What is the appropriate accuracy of a pre-trained model?
Closed this issue · 2 comments
Hi, thank you for your working! When I pre-train model on my own data by the following input. The training data is the whole genome data of Chlorella, sliced into 1000 bases for one row of sequence; a total of 53,160 rows of data were generated, of which the first 80% of the 42,528 rows of sequence data was the training set, and the remaining 20% of the 10,632 rows of sequence data was the test set.
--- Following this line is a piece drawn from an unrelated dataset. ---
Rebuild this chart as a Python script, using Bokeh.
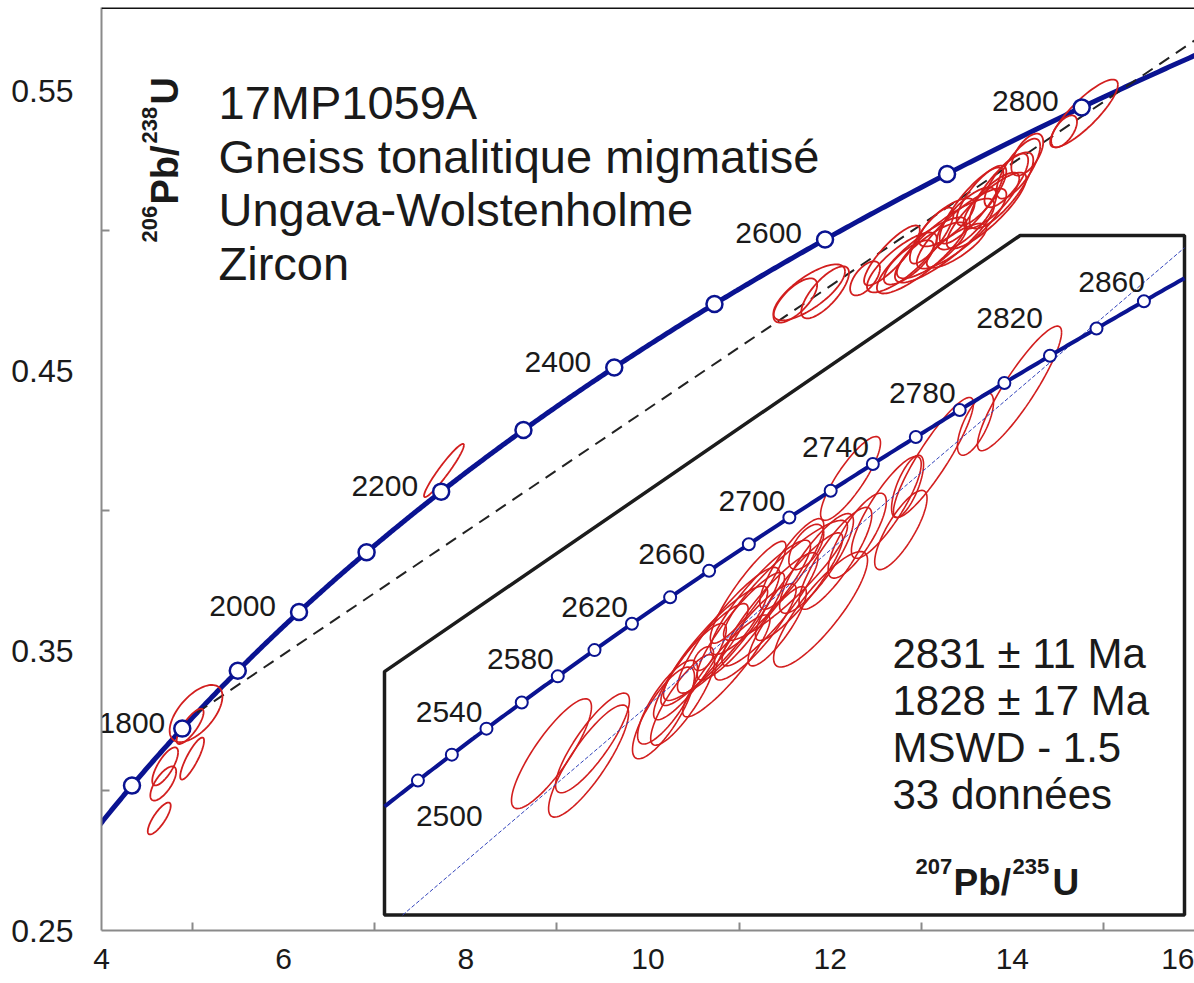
import numpy as np
from bokeh.plotting import figure
from bokeh.models import FixedTicker, Span
from bokeh.core.properties import value
from bokeh.embed import file_html
from bokeh.resources import INLINE

# ---------------- data ----------------
L238 = 1.55125e-4   # decay constants per Ma
L235 = 9.8485e-4

MAIN_MARK_AGES = [1700, 1800, 1900, 2000, 2100, 2200, 2300, 2400, 2500, 2600, 2700, 2800]
MAIN_LABEL_AGES = [1800, 2000, 2200, 2400, 2600, 2800]
INSET_MARK_AGES = [2500, 2520, 2540, 2560, 2580, 2600, 2620, 2640, 2660, 2680,
                   2700, 2720, 2740, 2760, 2780, 2800, 2820, 2840, 2860]
INSET_LABEL_AGES = [2500, 2540, 2580, 2620, 2660, 2700, 2740, 2780, 2820, 2860]
UPPER_AGE = 2831
LOWER_AGE = 1828

X_TICKS = [4, 6, 8, 10, 12, 14, 16]
X_MINOR = [5, 7, 9, 11, 13, 15]
Y_TICKS = [0.25, 0.35, 0.45, 0.55]
Y_MINOR = [0.30, 0.40, 0.50]

# main-plot error ellipses: centre, half-extent in x and y, correlation
main_x = [5.038, 4.973, 4.995, 4.699, 4.678, 4.634, 7.760,
          11.770, 11.617, 11.945, 12.383, 12.787, 13.005, 13.257, 13.443, 13.497, 13.716,
          13.279, 13.770, 13.880, 14.164, 14.568, 14.787, 13.115, 13.552, 13.934, 12.863,
          13.115, 14.066, 12.678, 13.388, 13.661]
main_y = [0.3275, 0.3229, 0.3114, 0.3086, 0.3025, 0.2900, 0.4143,
          0.4779, 0.4750, 0.4779, 0.4829, 0.4886, 0.4911, 0.4964, 0.5007, 0.5043, 0.5071,
          0.5029, 0.5107, 0.5143, 0.5271, 0.5354, 0.5418, 0.4929, 0.5089, 0.5179, 0.4886,
          0.4982, 0.5221, 0.4911, 0.4946, 0.5125]
main_ex = [0.290, 0.148, 0.131, 0.142, 0.142, 0.126, 0.219,
           0.393, 0.240, 0.262, 0.164, 0.383, 0.492, 0.546, 0.492, 0.328, 0.437,
           0.306, 0.306, 0.350, 0.175, 0.142, 0.372, 0.383, 0.350, 0.240, 0.273,
           0.240, 0.240, 0.306, 0.328, 0.273]
main_ey = [0.0102, 0.0063, 0.0075, 0.0068, 0.0061, 0.0057, 0.0095,
           0.0100, 0.0079, 0.0093, 0.0061, 0.0107, 0.0136, 0.0150, 0.0143, 0.0111, 0.0136,
           0.0086, 0.0100, 0.0136, 0.0075, 0.0057, 0.0121, 0.0100, 0.0136, 0.0096, 0.0079,
           0.0100, 0.0107, 0.0107, 0.0079, 0.0107]
main_rho = [0.60, 0.80, 0.85, 0.75, 0.70, 0.80, 0.95,
            0.75, 0.70, 0.75, 0.60, 0.80, 0.85, 0.85, 0.85, 0.75, 0.85,
            0.75, 0.80, 0.80, 0.60, 0.60, 0.85, 0.80, 0.85, 0.75, 0.75,
            0.80, 0.75, 0.85, 0.80, 0.80]

# inset error ellipses (inset data units)
ins_x = [11.648, 11.903, 11.930, 12.418, 12.446, 12.776, 12.865, 13.085, 13.257, 13.498,
         13.470, 12.693, 13.704, 14.096, 14.563, 14.866, 14.274, 12.950, 13.150, 12.700,
         13.350, 13.050, 12.850, 13.600, 13.300, 12.600, 13.750, 13.950, 13.400, 13.200,
         14.050, 12.550, 13.000]
ins_y = [0.4785, 0.4772, 0.4804, 0.4857, 0.4876, 0.4980, 0.5003, 0.5061, 0.5091, 0.5040,
         0.5121, 0.4953, 0.5271, 0.5257, 0.5367, 0.5430, 0.5308, 0.5010, 0.5040, 0.4960,
         0.5080, 0.5000, 0.4940, 0.5130, 0.5120, 0.4930, 0.5170, 0.5220, 0.5150, 0.5010,
         0.5180, 0.4880, 0.5070]
ins_ex = [0.275, 0.275, 0.254, 0.213, 0.206, 0.358, 0.351, 0.344, 0.426, 0.323,
          0.254, 0.069, 0.206, 0.110, 0.124, 0.289, 0.275, 0.300, 0.330, 0.300,
          0.300, 0.280, 0.300, 0.250, 0.220, 0.250, 0.200, 0.240, 0.120, 0.200,
          0.180, 0.220, 0.260]
ins_ey = [0.0097, 0.0099, 0.0088, 0.0081, 0.0074, 0.0101, 0.0111, 0.0101, 0.0106, 0.0102,
          0.0088, 0.0021, 0.0074, 0.0055, 0.0055, 0.0110, 0.0106, 0.0095, 0.0100, 0.0090,
          0.0095, 0.0085, 0.0090, 0.0090, 0.0080, 0.0085, 0.0075, 0.0090, 0.0040, 0.0070,
          0.0070, 0.0080, 0.0090]
ins_rho = [0.85, 0.85, 0.85, 0.80, 0.80, 0.90, 0.90, 0.90, 0.90, 0.85,
           0.85, 0.50, 0.85, 0.70, 0.70, 0.90, 0.90, 0.90, 0.90, 0.90,
           0.90, 0.88, 0.90, 0.85, 0.85, 0.88, 0.80, 0.85, 0.60, 0.85,
           0.80, 0.85, 0.90]

TITLE_LINES = ["17MP1059A", "Gneiss tonalitique migmatisé", "Ungava-Wolstenholme", "Zircon"]
RESULT_LINES = ["2831 ± 11 Ma", "1828 ± 17 Ma", "MSWD - 1.5", "33 données"]

# ---------------- helpers ----------------
FONT = value("Liberation Sans")
TXT = "#1a1a1a"
BLUE = "#0a1391"
RED = "#d21e1e"


def conc(t):
    return np.exp(L235 * np.asarray(t, float)) - 1.0, np.exp(L238 * np.asarray(t, float)) - 1.0


def ell(cx, cy, ex, ey, r, n=90):
    t = np.linspace(0, 2 * np.pi, n)
    return cx + ex * np.cos(t), cy + ey * (r * np.cos(t) + np.sqrt(1 - r * r) * np.sin(t))


# frame geometry (pixels) -> data helpers for annotation placement
FL, FB, FT, W, H = 101, 930, 7, 1194, 983
X0, X1, Y0 = 4.0, 16.0, 0.25
XPU = (W - FL) / (X1 - X0)
YPU = 2800.0
Y1 = Y0 + (FB - FT) / YPU


def dx(px):
    return X0 + (px - FL) / XPU


def dy(py):
    return Y0 + (FB - py) / YPU


# inset window (its own data space) and placement in the main plot
IX0, IX1, IY0, IY1 = 10.5, 16.0, 0.45, 0.57
ICUT_X, ICUT_Y = 14.87, 0.493
MX0, MX1, MY0, MY1 = dx(384), dx(1184), dy(914.6), dy(235)


def ix(a):
    return MX0 + (np.asarray(a, float) - IX0) * (MX1 - MX0) / (IX1 - IX0)


def iy(b):
    return MY0 + (np.asarray(b, float) - IY0) * (MY1 - MY0) / (IY1 - IY0)


# ---------------- figure ----------------
p = figure(width=W, height=H, x_range=(X0, X1), y_range=(Y0, Y1),
           output_backend="svg", toolbar_location=None,
           min_border_left=FL, min_border_right=0, min_border_top=FT,
           min_border_bottom=H - FB)
p.grid.visible = False
p.outline_line_color = None
p.background_fill_color = "white"
p.border_fill_color = "white"

for ax, ticks, minor in ((p.xaxis[0], X_TICKS, X_MINOR), (p.yaxis[0], Y_TICKS, Y_MINOR)):
    ax.ticker = FixedTicker(ticks=ticks, minor_ticks=minor)
    ax.axis_line_color = "#8a8a8a"
    ax.axis_line_width = 2
    ax.major_tick_in = 0
    ax.major_tick_out = 0
    ax.minor_tick_in = 8
    ax.minor_tick_out = 0
    ax.minor_tick_line_color = "#8a8a8a"
    ax.minor_tick_line_width = 2
    ax.major_label_text_font = "Liberation Sans"
    ax.major_label_text_color = TXT
p.xaxis.major_label_text_font_size = "30px"
p.yaxis.major_label_text_font_size = "32px"
p.xaxis.major_label_standoff = 18
p.yaxis.major_label_standoff = 28

p.add_layout(Span(location=Y1, dimension="width", line_color="#111111", line_width=3))

# main concordia
tt = np.linspace(1600, 2950, 600)
cx_, cy_ = conc(tt)
p.line(cx_, cy_, line_color=BLUE, line_width=5)

# main discordia (dashed) from lower intercept to the frame edge
lx, ly = conc([LOWER_AGE, UPPER_AGE])
slope = (ly[1] - ly[0]) / (lx[1] - lx[0])
p.line([lx[0], X1], [ly[0], ly[0] + slope * (X1 - lx[0])],
       line_color="#222222", line_width=2, line_dash="12 8")

# main ellipses
xs, ys = [], []
for i in range(len(main_x)):
    ex_, ey_ = ell(main_x[i], main_y[i], main_ex[i], main_ey[i], main_rho[i])
    xs.append(ex_)
    ys.append(ey_)
p.multi_line(xs, ys, line_color=RED, line_width=1.8)

mx, my = conc(MAIN_MARK_AGES)
p.scatter(mx, my, size=16, marker="circle", fill_color="white", line_color=BLUE, line_width=2.5)
lxm, lym = conc(MAIN_LABEL_AGES)
main_xo = [-17 if a == 1800 else -23 for a in MAIN_LABEL_AGES]
p.text(lxm, lym, text=[str(a) for a in MAIN_LABEL_AGES], x_offset=main_xo, y_offset=-6,
       text_align="right", text_baseline="alphabetic", text_font=FONT,
       text_font_size="30px", text_color=TXT)

# title block
for k, line in enumerate(TITLE_LINES):
    p.text([dx(218)], [dy(102 + 53.5 * k)], text=[line], text_align="left",
           text_baseline="alphabetic", text_font=FONT, text_font_size="47px", text_color=TXT)

# y axis title: 206Pb/238U (rotated)
ypieces = [("206", 149, 242, "22px"), ("Pb/", 164, 204, "38px"), ("238", 149, 143, "22px"),
           ("U", 164, 104, "38px")]
for txt, px_, py_, fs in ypieces:
    p.text([dx(px_)], [dy(py_)], text=[txt], angle=np.pi / 2, text_align="left",
           text_baseline="alphabetic", text_font=FONT, text_font_style="bold",
           text_font_size=fs, text_color=TXT)

# ---------------- inset ----------------
box_a = [IX0, IX1, IX1, ICUT_X, IX0]
box_b = [IY0, IY0, IY1, IY1, ICUT_Y]
p.patch(ix(box_a), iy(box_b), fill_color="white", line_color="#1c1c1c", line_width=3.5)

# inset ellipses
xs, ys = [], []
for i in range(len(ins_x)):
    ea, eb = ell(ins_x[i], ins_y[i], ins_ex[i], ins_ey[i], ins_rho[i])
    xs.append(ix(ea))
    ys.append(iy(eb))
p.multi_line(xs, ys, line_color=RED, line_width=1.6)

# inset discordia (clipped to the inset window)
a_start = lx[0] + (IY0 - ly[0]) / slope
a_end = IX1
p.line(ix([a_start, a_end]), iy([ly[0] + slope * (a_start - lx[0]), ly[0] + slope * (a_end - lx[0])]),
       line_color="#3344bb", line_width=1, line_dash="4 2")

# inset concordia
t_lo = np.log(1 + IX0) / L235
t_hi = np.log(1 + IX1) / L235
ti = np.linspace(t_lo, t_hi, 300)
ca, cb = conc(ti)
p.line(ix(ca), iy(cb), line_color=BLUE, line_width=4)
ima, imb = conc(INSET_MARK_AGES)
p.scatter(ix(ima), iy(imb), size=12, marker="circle", fill_color="white", line_color=BLUE, line_width=2)

la, lb = conc(INSET_LABEL_AGES)
xo, yo, al = [], [], []
for a in INSET_LABEL_AGES:
    if a == 2500:
        xo.append(-2); yo.append(35); al.append("left")
    elif a == 2820:
        xo.append(-7); yo.append(-38); al.append("right")
    elif a == 2860:
        xo.append(1); yo.append(-19); al.append("right")
    else:
        xo.append(-4); yo.append(-17); al.append("right")
p.text(ix(la), iy(lb), text=[str(a) for a in INSET_LABEL_AGES], x_offset=xo, y_offset=yo,
       text_align=al, text_baseline="alphabetic", text_font=FONT, text_font_size="30px",
       text_color=TXT)

for k, line in enumerate(RESULT_LINES):
    p.text([dx(892)], [dy(653 + 47 * k)], text=[line], text_align="left",
           text_baseline="alphabetic", text_font=FONT, text_font_size="42px", text_color=TXT)

xpieces = [("207", 915, 866, "22px"), ("Pb/", 953, 882, "37px"), ("235", 1012, 866, "22px"),
           ("U", 1052, 882, "37px")]
for txt, px_, py_, fs in xpieces:
    p.text([dx(px_)], [dy(py_)], text=[txt], text_align="left", text_baseline="alphabetic",
           text_font=FONT, text_font_style="bold", text_font_size=fs, text_color=TXT)

open("out.html", "w").write(file_html(p, INLINE))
The run_mlm.py of hugging face was used from https://github.com/huggingface/transformers/tree/main/examples/pytorch/language-modeling.
But the accuracy of pre-trained model was only 0.1117. How do I to improve the accuracy of pre-trained models? What is the accuracy of this pre-trained model for subsequent fine-tuning?
Thank you so much!
Thanks for using our work! First of all, the MLM accuracy is highly related to the vocabulary size and masking rate. Are you using DNABERT-2's tokenizer and a masking rate of 15%? In our case, the MLM accuracy in pre-training is around 30%.
Thanks for your reply! The input parameter "tokenizer_name" of run_mlm.py is the downloaded model of zhihan1996/DNABERT-2-117M (/share/home/yuyadan/workspace/DNABERT_2/DNABERT-2-117M). The masking rate is mlm_probability which is default=0.15. Should I modify the vocabulary size and mask rate to improve the accuracy of the pre-trained models?